On this appeal the appellant also seeks to rely upon a letter from another real estate agent dated 16 February 2021 and an undated flyer advertising the appellant's apartment for sale and containing handwriting from an unknown author.
The letter dated 16 February 2021 post-dates the hearing and is not receivable on appeal unless it satisfies the requirements for the introduction of new evidence on appeal, including that it was not reasonably available at the time the proceedings under appeal were being dealt with.
As to what "not reasonably available" means the Appeal Panel said in Al-Daouk v Mr Pine Pty Ltd t/as Furnco Bankstown [2015] NSWCATAP 111 at [23] that it means that:
"… the evidence in question was unavailable because no person could have reasonably obtained the evidence."
The appellant did not give any evidence to the effect that this letter was not reasonably available at the time of the hearing at first instance, and we would not so find. Self-evidently such a letter could have been obtained before the hearing. Accordingly, we do not admit this letter on appeal.
The remaining document is undated and contains no information relevant to the issues on the appeal. If it does contain relevant information which is not apparent to us, then the document either falls into the same category as the letter dated 17 July 2019, or the letter dated 16 February 2021, and must be rejected for the same reasons the other documents were rejected.
A second possible basis for a denial of procedural fairness suggested in the appeal grounds and in oral submissions, is that the appellant was unable to properly present his case before the Tribunal because of the conduct of the Tribunal member and the limited time allowed for the hearing. We are unable to assess this possible basis in the absence of a sound recording or transcript of the hearing before the Tribunal which, as noted above, the appellant was directed, but failed, to provide to the Appeal Panel.

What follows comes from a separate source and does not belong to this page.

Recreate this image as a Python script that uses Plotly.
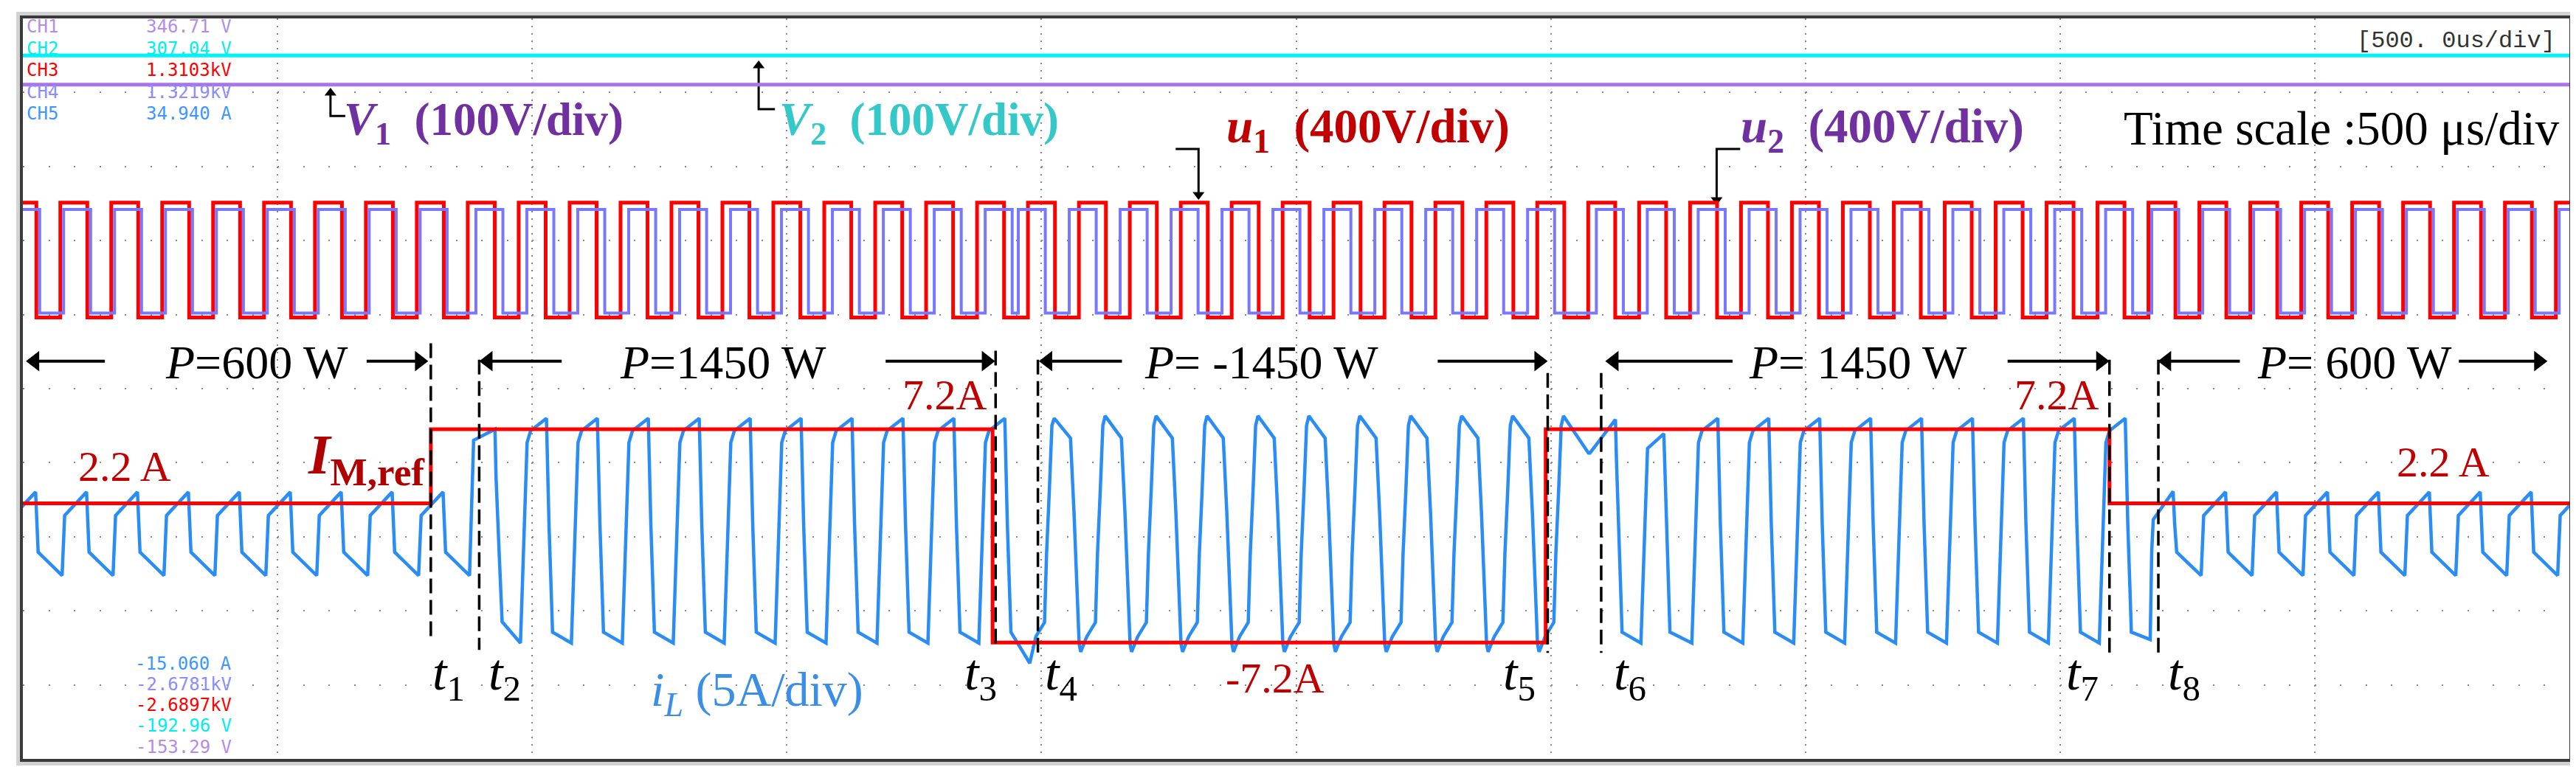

In those circumstances the appellant's appeal fails.
[4]
Orders
We make the following order:
1. Appeal dismissed.
[5]
I hereby certify that this is a true and accurate record of the reasons for decision of the Civil and Administrative Tribunal of New South Wales.
Registrar
DISCLAIMER - Every effort has been made to comply with suppression orders or statutory provisions prohibiting publication that may apply to this judgment or decision. The onus remains on any person using material in the judgment or decision to ensure that the intended use of that material does not breach any such order or provision. Further enquiries may be directed to the Registry of the Court or Tribunal in which it was generated.